— start of Data shown —

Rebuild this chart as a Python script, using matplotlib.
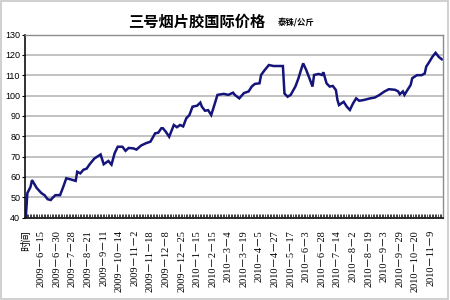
import matplotlib
matplotlib.use("Agg")
import matplotlib.pyplot as plt
import numpy as np
from matplotlib.patches import Rectangle

plt.rcParams['font.family'] = ['Liberation Sans', 'Noto Sans CJK SC', 'DejaVu Sans']

# 数据：类别序号（交易日）与价格（泰铢/公斤）
day_idx = [0, 1, 2, 3, 4, 7, 10, 12, 14, 16, 17, 19, 22, 24, 26, 29, 32, 33, 35, 37,
           39, 41, 44, 48, 50, 53, 55, 57, 59, 62, 64, 66, 69, 71, 74, 77, 80, 83, 85, 87,
           88, 90, 92, 95, 97, 99, 101, 103, 105, 107, 110, 112, 113, 115, 117, 119, 121, 123, 127, 130,
           133, 134, 137, 140, 143, 145, 147, 150, 151, 153, 156, 159, 165, 166, 168, 170, 173, 175, 177, 178,
           180, 182, 184, 185, 188, 190, 191, 193, 195, 197, 199, 200, 201, 204, 206, 208, 210, 212, 214, 217,
           221, 224, 227, 230, 233, 237, 239, 240, 242, 243, 245, 247, 248, 251, 254, 256, 257, 259, 261, 263,
           265, 267]
price = [40, 52, 53.5, 55, 58.4, 54.5, 52, 51, 49, 48.6, 49.5, 51, 51, 55, 59.3, 58.7, 58, 62.5, 61.7, 63.5,
         64, 66.2, 69, 71, 66.2, 67.8, 66, 71.6, 74.8, 74.8, 72.8, 74.2, 74, 73.4, 75.4, 76.5, 77.3, 81.4, 81.7, 83.9,
         83.9, 82, 79.7, 85.5, 84.4, 85.5, 84.8, 88.8, 90.4, 94.5, 95, 96.5, 94.5, 92.5, 92.8, 90.4, 95.3, 100.3, 100.8, 100.3,
         101.4, 100.4, 98.6, 101.2, 102, 104.4, 105.7, 106, 110.1, 112.2, 115, 114.5, 114.5, 101, 99.4, 100.3, 104.4, 108.5, 113.5, 115.8,
         112.5, 108.5, 104.4, 110.1, 110.6, 110.1, 111.4, 106, 104.4, 104.7, 102.7, 97.8, 95.3, 96.9, 94.5, 92.9, 96.1, 98.6, 97.4, 97.8,
         98.6, 99, 100.3, 101.9, 103.1, 102.8, 102, 100.6, 102, 100.3, 102.8, 105.2, 108.5, 110, 110, 110.8, 114.2, 116.6, 119.1, 121,
         119, 117.8]

n_days = 268
x_labels = ['时间', '2009－6－15', '2009－6－30', '2009－7－28', '2009－8－21', '2009－9－11',
            '2009－10－14', '2009－11－2', '2009－11－18', '2009－12－8', '2009－12－25',
            '2010－1－15', '2010－2－15', '2010－3－4', '2010－3－19', '2010－4－5', '2010－4－27',
            '2010－5－17', '2010－6－3', '2010－6－28', '2010－7－14', '2010－8－2', '2010－8－19',
            '2010－9－3', '2010－9－29', '2010－10－20', '2010－11－9']

fig = plt.figure(figsize=(4.5, 3), dpi=100)
ax = fig.add_axes([0.0556, 0.275, 0.928, 0.61])

ax.plot(day_idx, price, color="#14147a", linewidth=1.8, solid_joinstyle="miter")

ax.set_xlim(-0.5, n_days - 0.5)
ax.set_ylim(40, 130)
ax.set_yticks(np.arange(40, 131, 10))
ax.grid(axis="y", color="#b8b8b8", linewidth=1.2)
ax.set_axisbelow(True)

# x 轴：每个交易日一个刻度，每 10 个标一次
ax.set_xticks(np.arange(0, n_days, 10))
ax.set_xticklabels(x_labels, rotation=90, va="top", ha="center",
                   family=['Liberation Serif', 'Noto Sans CJK SC'], fontsize=7.5)
ax.set_xticks(np.arange(-0.5, n_days, 1), minor=True)
ax.tick_params(axis="x", which="major", length=0, pad=9)
ax.tick_params(axis="x", which="minor", length=3, direction="in", width=0.6, color="#202020")
ax.tick_params(axis="y", length=2, direction="out", labelsize=6.5, pad=1.5)

for s in ["left", "bottom"]:
    ax.spines[s].set_color("#101010")
    ax.spines[s].set_linewidth(1.2)
for s in ["top", "right"]:
    ax.spines[s].set_color("#8c8c8c")
    ax.spines[s].set_linewidth(1.0)

fig.text(0.437, 0.927, "三号烟片胶国际价格", ha="center", va="center",
         fontsize=11, fontweight="bold", family=['Noto Sans CJK SC'])
fig.text(0.618, 0.923, "泰铢/公斤", ha="left", va="center",
         fontsize=6, fontweight="bold", family=['Noto Sans CJK SC'])

fig.patches.append(Rectangle((0.002, 0.003), 0.994, 0.993, transform=fig.transFigure,
                             fill=False, edgecolor="#c8c8c8", linewidth=1.2))

fig.savefig("out.png", dpi=100)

— end of Data shown —

> [What to produce]: The lines from the top of the data above through the one holding "plt.rcParams['font.family'] = ['Liberation" are to be repeated exactly, and only those, with no pictures.

> [Expected answer]:
Rebuild this chart as a Python script, using matplotlib.
import matplotlib
matplotlib.use("Agg")
import matplotlib.pyplot as plt
import numpy as np
from matplotlib.patches import Rectangle

plt.rcParams['font.family'] = ['Liberation Sans', 'Noto Sans CJK SC', 'DejaVu Sans']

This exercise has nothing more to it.